Soft knocks on the door caused me to wipe the tears falling from my eyes.

"Maylee, baby open up." Zander's smooth voice came from behind the door.

I stood to my feet placing my hands on the doorknob. I was terrified to open it because I had to face more of my demons tonight. Seeing Mel tonight opened up a can of worms.

I never went into detail with anybody about what exactly happened that caused me to run from Tallahassee. What caused me to become one the person everybody sees me as today.

Why I never rushed into a relationship after being with Mel. Why I just wanted to be friend with benefits with Tahj.

"Just let me in May. I just wanna be here for you. You don't have to tell me anything just let me hold you." I opened the door before I could comprehend what I was doing.

He walked into the room immediately wrapping his arms around me. I placed my head into his chest feeling tears immediately cloud my vision as soon as he wrapped his arms around me.

He rubbed my back up and down slowly soothing me. I buried my face into his chest not caring about the tears staining his shirt. He sat down on the bed pulling me onto his lap.

We sat in silence for a minute before I decided to speak up.

"I'm sorry for your shirt." I picked my head up from his chest before wiping the remaining tears falling from my eyes.

"It's okay. Are you alright now?" He asked softly as he wiped the tears from my eyes. I shook my head before placing it on the shoulder.

"No. It's a lot you know. Facing your old demons head on. Having people think of you less because of a lie. Having your business aired out."

"I can't imagine how you feel right now. But I want you know I'm will be here for you every step of the way." He rubbed my back up and down. I lifted my head up before looking him in his eyes.

"I think it's time for me to finally talk about it. I been carrying this burden for years and it only weighed me down." I got out his lap and sat next to him grabbing his hand into mine.

"Baby, you don't have to do this." I placed my hand up signaling for him to be quiet.

"It's fine. I met Mel when I was 20 years old. I was fresh on Florida A&M campus and he was one of the first males to approach me. His personality drew me in first before his looks did. I fell head over heels for him but things changed a year into our relationship."

I took a break looking up a Zander seeing that he was actually invested in what I was saying.

"He slowly became the monster I know today. It was small things at first like controlling what I wore and where I went. Then, he slowly started to isolate me from friends and family. Shit to this day, I'm not close to my mother."

He played with his fingers taking a deep breathe. That was the easy part but now it was time to go deeper into our situation.
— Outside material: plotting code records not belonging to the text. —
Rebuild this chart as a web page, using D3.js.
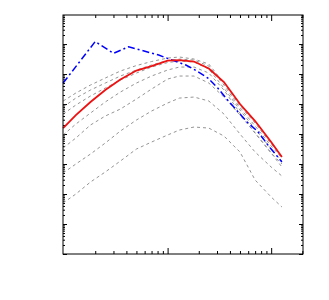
<!DOCTYPE html>
<html>
<head>
<meta charset="utf-8">
<script src="https://cdn.jsdelivr.net/npm/d3@7"></script>
<style>
  body { margin: 0; background: #fff; }
  .frame { fill: none; stroke: #000; stroke-width: 1; }
  .axis path { display: none; }
  .axis line { stroke: #000; stroke-width: 1; }
  .line { fill: none; }
</style>
</head>
<body>
<div id="chart"></div>
<script>
// shared x grid for the red curve and the grey family
var xGrid = [0.098, 0.13, 0.18, 0.25, 0.35, 0.5, 0.7, 1.0, 1.3, 1.8, 2.5, 3.5, 5, 7, 10, 12.7];

var redValues = [15850, 43000, 117000, 293000, 656000, 1.31e6, 1.85e6, 2.82e6, 2.93e6, 2.61e6, 1.53e6, 541000, 100000, 27100, 5410, 1710];

var blueX = [0.098, 0.2, 0.3, 0.42, 0.82, 1.1, 1.5, 1.85, 2.45, 3.05, 3.8, 4.8, 6.0, 7.5, 9.3, 12.7];
var blueValues = [5.01e5, 1.21e7, 4.9e6, 8.13e6, 4.3e6, 2.93e6, 2.0e6, 1.36e6, 7.36e5, 3.42e5, 1.36e5, 5.41e4, 2.33e4, 1.17e4, 4300, 1170];

var grey1 = [126000, 233000, 430000, 736000, 1.26e6, 1.92e6, 2.61e6, 3.42e6, 3.69e6, 3.16e6, 2.15e6, 501000, 85800, 23300, 4640, 1850];
var grey2 = [79400, 158000, 293000, 501000, 858000, 1.36e6, 2.0e6, 2.82e6, 3.16e6, 2.93e6, 1.85e6, 430000, 73600, 18500, 3980, 1590];
var grey3 = [46400, 92600, 185000, 341000, 631000, 1.08e6, 1.71e6, 2.42e6, 2.71e6, 2.51e6, 1.47e6, 341000, 63100, 14700, 3160, 1260];
var grey4 = [9260, 21500, 50100, 117000, 251000, 501000, 858000, 1.36e6, 1.71e6, 1.71e6, 1.08e6, 293000, 50100, 10800, 2330, 1000];
var grey5 = [3420, 7360, 20000, 39800, 68100, 147000, 316000, 681000, 858000, 858000, 501000, 171000, 43000, 10800, 2330, 794];
var grey6 = [501, 1000, 2150, 5010, 12600, 29300, 58400, 108000, 158000, 171000, 126000, 46400, 10000, 2510, 794, 398];
var grey7 = [50.1, 100, 251, 541, 1260, 3160, 5410, 9260, 13600, 17100, 15800, 8580, 2510, 293, 79.4, 36.9];

var xMajor = [1, 10];
var yMajorExp = [0, 1, 2, 3, 4, 5, 6, 7];

var margin = { top: 15, right: 26, bottom: 46, left: 63 };
var w = 240, h = 239;

var x = d3.scaleLog().domain([0.0977, 20.3]).range([0, w]);
var y = d3.scaleLog().domain([1, 9.3e7]).range([h, 0]);

var svg = d3.select('#chart')
  .append('svg')
  .attr('width', 329)
  .attr('height', 300)
  .append('g')
  .attr('transform', 'translate(' + margin.left + ',' + margin.top + ')');

// minor ticks: 2..9 in every decade that falls inside the domain
var xMinor = [];
[0.1, 1, 10].forEach(function(d) {
  for (var k = 2; k <= 9; k++) {
    var v = d * k;
    if (v > x.domain()[0] && v < x.domain()[1]) xMinor.push(v);
  }
});
var yMajor = yMajorExp.map(function(e) { return Math.pow(10, e); });
var yMinor = [];
yMajor.forEach(function(d) {
  for (var k = 2; k <= 9; k++) {
    var v = d * k;
    if (v < y.domain()[1]) yMinor.push(v);
  }
});

function addAxis(axisFn, scale, vals, size, transform) {
  svg.append('g')
    .attr('class', 'axis')
    .attr('transform', transform)
    .call(axisFn(scale).tickValues(vals).tickSize(-size).tickFormat(''));
}

addAxis(d3.axisBottom, x, xMajor, 6, 'translate(0,' + h + ')');
addAxis(d3.axisBottom, x, xMinor, 3, 'translate(0,' + h + ')');
addAxis(d3.axisTop, x, xMajor, 6, 'translate(0,0)');
addAxis(d3.axisTop, x, xMinor, 3, 'translate(0,0)');
addAxis(d3.axisLeft, y, yMajor, 4, 'translate(0,0)');
addAxis(d3.axisLeft, y, yMinor, 2, 'translate(0,0)');
addAxis(d3.axisRight, y, yMajor, 4, 'translate(' + w + ',0)');
addAxis(d3.axisRight, y, yMinor, 2, 'translate(' + w + ',0)');

var plot = svg.append('g');

var line = d3.line()
  .x(function(d) { return x(d[0]); })
  .y(function(d) { return y(d[1]); });

[grey7, grey6, grey5, grey4, grey3, grey2, grey1].forEach(function(vals) {
  plot.append('path')
    .datum(xGrid.map(function(v, i) { return [v, vals[i]]; }))
    .attr('class', 'line')
    .attr('d', line)
    .attr('stroke', '#888')
    .attr('stroke-width', 0.9)
    .attr('stroke-dasharray', '3,3');
});

plot.append('path')
  .datum(blueX.map(function(v, i) { return [v, blueValues[i]]; }))
  .attr('class', 'line')
  .attr('d', line)
  .attr('stroke', '#0000ff')
  .attr('stroke-width', 1.5)
  .attr('stroke-dasharray', '7,3,2,3');

plot.append('path')
  .datum(xGrid.map(function(v, i) { return [v, redValues[i]]; }))
  .attr('class', 'line')
  .attr('d', line)
  .attr('stroke', '#ee1111')
  .attr('stroke-width', 1.8);

svg.append('rect')
  .attr('class', 'frame')
  .attr('x', 0)
  .attr('y', 0)
  .attr('width', w)
  .attr('height', h);
</script>
</body>
</html>
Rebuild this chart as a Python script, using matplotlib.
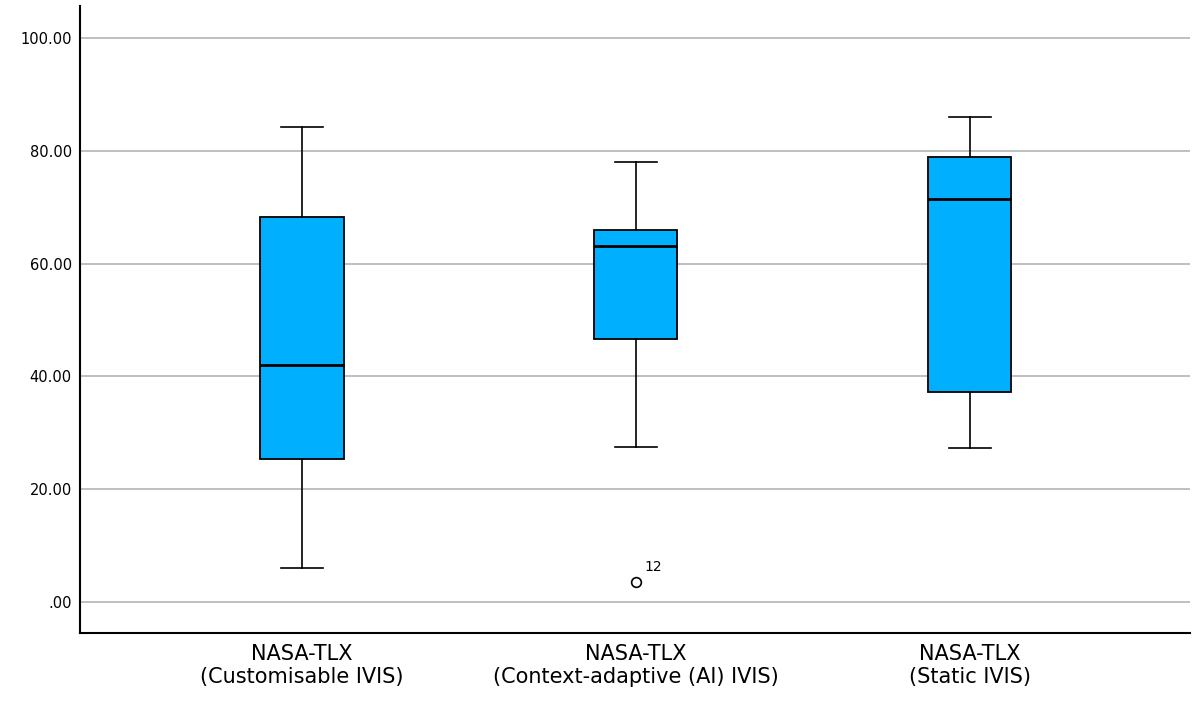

"A couple months after that I found out I was pregnant. It was the happiest day of my life. Mel became really supportive and excited about our baby. Especially after finding out we were having a boy. In the beginning of my pregnancy I started saving to get me and my son out of the situation."
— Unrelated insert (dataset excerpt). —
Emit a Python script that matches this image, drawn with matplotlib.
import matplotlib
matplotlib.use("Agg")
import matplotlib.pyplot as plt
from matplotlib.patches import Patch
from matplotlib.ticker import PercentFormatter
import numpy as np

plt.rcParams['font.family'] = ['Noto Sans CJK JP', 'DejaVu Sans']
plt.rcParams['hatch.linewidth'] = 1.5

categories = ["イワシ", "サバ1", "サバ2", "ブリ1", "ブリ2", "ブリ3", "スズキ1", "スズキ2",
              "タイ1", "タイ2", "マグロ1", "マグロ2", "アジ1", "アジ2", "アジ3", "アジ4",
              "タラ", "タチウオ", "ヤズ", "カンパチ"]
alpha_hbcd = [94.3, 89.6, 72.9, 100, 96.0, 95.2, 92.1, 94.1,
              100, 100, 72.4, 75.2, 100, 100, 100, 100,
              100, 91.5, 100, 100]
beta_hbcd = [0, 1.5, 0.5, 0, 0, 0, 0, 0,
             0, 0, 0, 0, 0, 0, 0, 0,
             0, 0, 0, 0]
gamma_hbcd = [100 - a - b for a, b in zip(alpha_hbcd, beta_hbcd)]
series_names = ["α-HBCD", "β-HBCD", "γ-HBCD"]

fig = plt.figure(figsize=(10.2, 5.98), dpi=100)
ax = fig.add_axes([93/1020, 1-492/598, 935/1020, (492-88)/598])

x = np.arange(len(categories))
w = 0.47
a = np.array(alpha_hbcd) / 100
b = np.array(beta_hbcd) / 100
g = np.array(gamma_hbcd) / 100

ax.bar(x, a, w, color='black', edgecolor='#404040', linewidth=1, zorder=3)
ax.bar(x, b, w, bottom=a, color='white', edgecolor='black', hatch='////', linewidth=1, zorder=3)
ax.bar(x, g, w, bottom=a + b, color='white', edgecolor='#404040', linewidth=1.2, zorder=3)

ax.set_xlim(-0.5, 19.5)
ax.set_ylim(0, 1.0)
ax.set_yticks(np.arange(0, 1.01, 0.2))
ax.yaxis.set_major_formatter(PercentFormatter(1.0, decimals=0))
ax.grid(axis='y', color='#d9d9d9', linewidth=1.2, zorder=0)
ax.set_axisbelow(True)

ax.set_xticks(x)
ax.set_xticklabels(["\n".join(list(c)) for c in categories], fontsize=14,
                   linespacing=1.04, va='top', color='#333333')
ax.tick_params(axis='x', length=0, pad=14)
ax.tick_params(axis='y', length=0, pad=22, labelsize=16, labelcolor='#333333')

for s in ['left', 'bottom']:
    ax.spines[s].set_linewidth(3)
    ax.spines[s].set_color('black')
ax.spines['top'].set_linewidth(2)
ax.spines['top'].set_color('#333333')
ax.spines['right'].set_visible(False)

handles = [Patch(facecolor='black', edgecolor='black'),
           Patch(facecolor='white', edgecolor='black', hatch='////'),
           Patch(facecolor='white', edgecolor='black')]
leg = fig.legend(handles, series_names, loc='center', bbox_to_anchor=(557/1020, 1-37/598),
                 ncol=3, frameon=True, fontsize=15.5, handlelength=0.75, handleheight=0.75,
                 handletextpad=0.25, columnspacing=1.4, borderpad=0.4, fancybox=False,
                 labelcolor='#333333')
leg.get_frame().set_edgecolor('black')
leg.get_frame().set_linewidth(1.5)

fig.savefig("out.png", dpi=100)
Tears started to stain my cheeks thinking about the next part of this story. I played with his fingers trying to calm myself down. I couldn't look at him in his eyes because I would lose all my composure.
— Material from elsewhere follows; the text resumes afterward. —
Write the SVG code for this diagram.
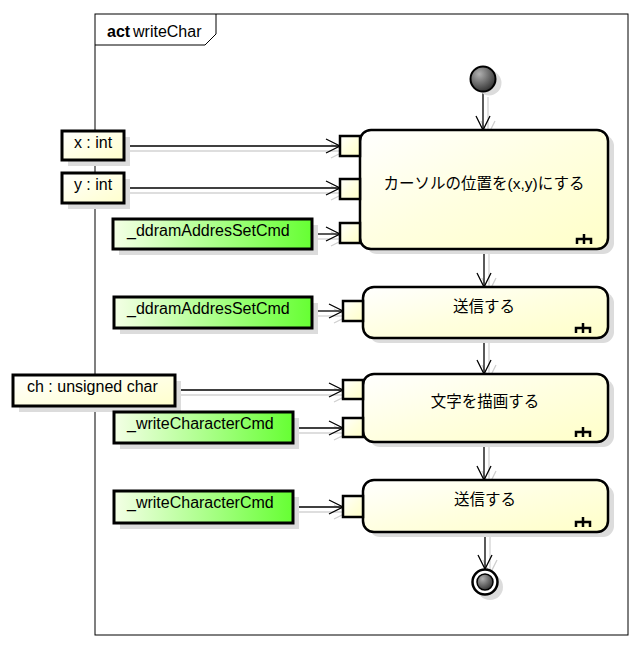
<svg xmlns="http://www.w3.org/2000/svg" width="642" height="648" viewBox="0 0 642 648">
<defs>
<linearGradient id="actG" x1="0" y1="0" x2="1" y2="1"><stop offset="0" stop-color="#ffffff"/><stop offset="0.5" stop-color="#ffffe0"/><stop offset="1" stop-color="#ffffc8"/></linearGradient>
<linearGradient id="objY" x1="0" y1="0" x2="1" y2="1"><stop offset="0" stop-color="#ffffff"/><stop offset="1" stop-color="#ffffcc"/></linearGradient>
<linearGradient id="objG" x1="0" y1="0" x2="1" y2="0"><stop offset="0" stop-color="#f4ffe6"/><stop offset="1" stop-color="#66ff33"/></linearGradient>
<radialGradient id="ball" cx="0.35" cy="0.3" r="0.75"><stop offset="0" stop-color="#b0b0b0"/><stop offset="1" stop-color="#303030"/></radialGradient>
<marker id="ah" markerUnits="userSpaceOnUse" markerWidth="20" markerHeight="20" viewBox="-16 -10 20 20" refX="0" refY="0" orient="auto"><path d="M-14,-7 L0,0 L-14,7" fill="none" stroke="#000" stroke-width="1.3"/></marker>
<marker id="ahs" markerUnits="userSpaceOnUse" markerWidth="20" markerHeight="20" viewBox="-16 -10 20 20" refX="0" refY="0" orient="auto"><path d="M-14,-7 L0,0 L-14,7" fill="none" stroke="#cfcfcf" stroke-width="1.3"/></marker>
</defs>
<style>
.t{font-family:"Liberation Sans","Noto Sans CJK JP",sans-serif;font-size:16px;fill:#000}
.j{font-size:15.5px}
.sh{fill:#dcdcdc}
.act{fill:url(#actG);stroke:#000;stroke-width:2.5}
.pin{fill:url(#actG);stroke:#000;stroke-width:2.5}
.oy{fill:url(#objY);stroke:#000;stroke-width:3}
.og{fill:url(#objG);stroke:#000;stroke-width:3}
.c{fill:none;stroke:#000;stroke-width:1.3;marker-end:url(#ah)}
.cs{fill:none;stroke:#d3d3d3;stroke-width:1.3;marker-end:url(#ahs)}
.rake{fill:none;stroke:#000;stroke-width:2.5}
</style>
<rect x="0" y="0" width="642" height="648" fill="#fff"/>
<g id="frame">
<rect x="95" y="14" width="533" height="621" fill="none" stroke="#000" stroke-width="1"/>
<path d="M95,45 H205 L216,34 V14" fill="none" stroke="#000" stroke-width="1"/>
<text x="107" y="37" class="t" font-weight="bold">act</text>
<text x="133" y="37" class="t">writeChar</text>
</g>
<g id="connectors">
<g transform="translate(5,5)">
<path class="cs" d="M483,92 V130"/>
<path class="cs" d="M484,249 V287"/>
<path class="cs" d="M484,338 V374"/>
<path class="cs" d="M484,442 V480"/>
<path class="cs" d="M485,532 V569"/>
<path class="cs" d="M124,146 H340"/>
<path class="cs" d="M124,188 H340"/>
<path class="cs" d="M312,234 H340"/>
<path class="cs" d="M312,311 H343"/>
<path class="cs" d="M175,390 H343"/>
<path class="cs" d="M293,428 H343"/>
<path class="cs" d="M293,507 H343"/>
</g>
<path class="c" d="M483,92 V130"/>
<path class="c" d="M484,249 V287"/>
<path class="c" d="M484,338 V374"/>
<path class="c" d="M484,442 V480"/>
<path class="c" d="M485,532 V569"/>
<path class="c" d="M124,146 H340"/>
<path class="c" d="M124,188 H340"/>
<path class="c" d="M312,234 H340"/>
<path class="c" d="M312,311 H343"/>
<path class="c" d="M175,390 H343"/>
<path class="c" d="M293,428 H343"/>
<path class="c" d="M293,507 H343"/>
</g>
<g id="initial">
<circle cx="489" cy="83" r="12.5" class="sh"/>
<circle cx="483" cy="79" r="12.5" fill="url(#ball)" stroke="#000" stroke-width="2"/>
</g>
<g id="action1">
<rect x="366" y="135" width="248" height="119" rx="11" class="sh"/>
<rect x="360" y="130" width="248" height="119" rx="11" class="act"/>
<rect x="340" y="136" width="20" height="20" class="pin"/>
<rect x="340" y="179" width="20" height="20" class="pin"/>
<rect x="340" y="223" width="20" height="20" class="pin"/>
<text x="484" y="189" class="t j" text-anchor="middle">カーソルの位置を(x,y)にする</text>
<path class="rake" d="M584,234 V244 M577,244 V239 H591 V244"/>
</g>
<g id="action2">
<rect x="369" y="292" width="245" height="51" rx="11" class="sh"/>
<rect x="363" y="287" width="245" height="51" rx="11" class="act"/>
<rect x="343" y="301" width="20" height="20" class="pin"/>
<text x="484" y="312" class="t j" text-anchor="middle">送信する</text>
<path class="rake" d="M583,323 V333 M576,333 V328 H590 V333"/>
</g>
<g id="action3">
<rect x="369" y="379" width="245" height="68" rx="11" class="sh"/>
<rect x="363" y="374" width="245" height="68" rx="11" class="act"/>
<rect x="343" y="380" width="20" height="19" class="pin"/>
<rect x="343" y="418" width="20" height="19" class="pin"/>
<text x="485" y="407" class="t j" text-anchor="middle">文字を描画する</text>
<path class="rake" d="M583,427 V437 M576,437 V432 H590 V437"/>
</g>
<g id="action4">
<rect x="369" y="485" width="245" height="52" rx="11" class="sh"/>
<rect x="363" y="480" width="245" height="52" rx="11" class="act"/>
<rect x="343" y="496" width="20" height="21" class="pin"/>
<text x="485" y="505" class="t j" text-anchor="middle">送信する</text>
<path class="rake" d="M583,517 V527 M576,527 V522 H590 V527"/>
</g>
<g id="final">
<circle cx="490" cy="587" r="13" class="sh"/>
<circle cx="485" cy="582" r="12.5" fill="#fff" stroke="#000" stroke-width="2.5"/>
<circle cx="485" cy="582" r="8" fill="url(#ball)" stroke="#000" stroke-width="1.5"/>
</g>
<g id="obj_x">
<rect x="68" y="137" width="62" height="29" class="sh"/>
<rect x="62" y="131" width="62" height="29" class="oy"/>
<text x="93" y="148" class="t" text-anchor="middle">x : int</text>
</g>
<g id="obj_y">
<rect x="68" y="179" width="62" height="30" class="sh"/>
<rect x="62" y="173" width="62" height="30" class="oy"/>
<text x="93" y="190" class="t" text-anchor="middle">y : int</text>
</g>
<g id="obj_ddram1">
<rect x="119" y="225" width="199" height="30" class="sh"/>
<rect x="113" y="219" width="199" height="30" class="og"/>
<text x="127" y="236" class="t">_ddramAddresSetCmd</text>
</g>
<g id="obj_ddram2">
<rect x="120" y="303" width="198" height="31" class="sh"/>
<rect x="114" y="297" width="198" height="31" class="og"/>
<text x="127" y="314" class="t">_ddramAddresSetCmd</text>
</g>
<g id="obj_ch">
<rect x="19" y="381" width="162" height="31" class="sh"/>
<rect x="13" y="375" width="162" height="31" class="oy"/>
<text x="27" y="392" class="t">ch : unsigned char</text>
</g>
<g id="obj_write1">
<rect x="120" y="418" width="179" height="31" class="sh"/>
<rect x="114" y="412" width="179" height="31" class="og"/>
<text x="127" y="429" class="t">_writeCharacterCmd</text>
</g>
<g id="obj_write2">
<rect x="120" y="497" width="179" height="32" class="sh"/>
<rect x="114" y="491" width="179" height="32" class="og"/>
<text x="127" y="508" class="t">_writeCharacterCmd</text>
</g>
</svg>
"I was 8 months pregnant and I had everything situated to leave him once and for all. I waited until he left the house and grabbed the bags I had packed away. I remember opening the door and seeing Mel standing there with eyes resembling the color of coal. I dropped the bags and tried to rush upstairs as fast I could. He grabbed my leg and dragged me down the stairs. To add onto the pain he kicked me multiple times in my stomach. I felt helpless as I was left there to bleed out."

I looked up at Zander seeing the tears falling down his face. I wiped them as he wiped mine.

"I woke up in the hospital 2 days later to be told I gave birth to a still born. Finding out four years later that I have a child out there is heartbreaking. I feel just as helpless as I was 4 years ago knowing I'm not there to protect him." Tear streamed down my eyes as Zander placed me onto his lap.

"I promise we'll get him back okay." I nodded feeling him kiss my forehead.

"I promise mamas that your baby boy back into your arms." I closed my eyes praying that it came true. I would finally be able to hold him in my arms and shower him with all the love in the world.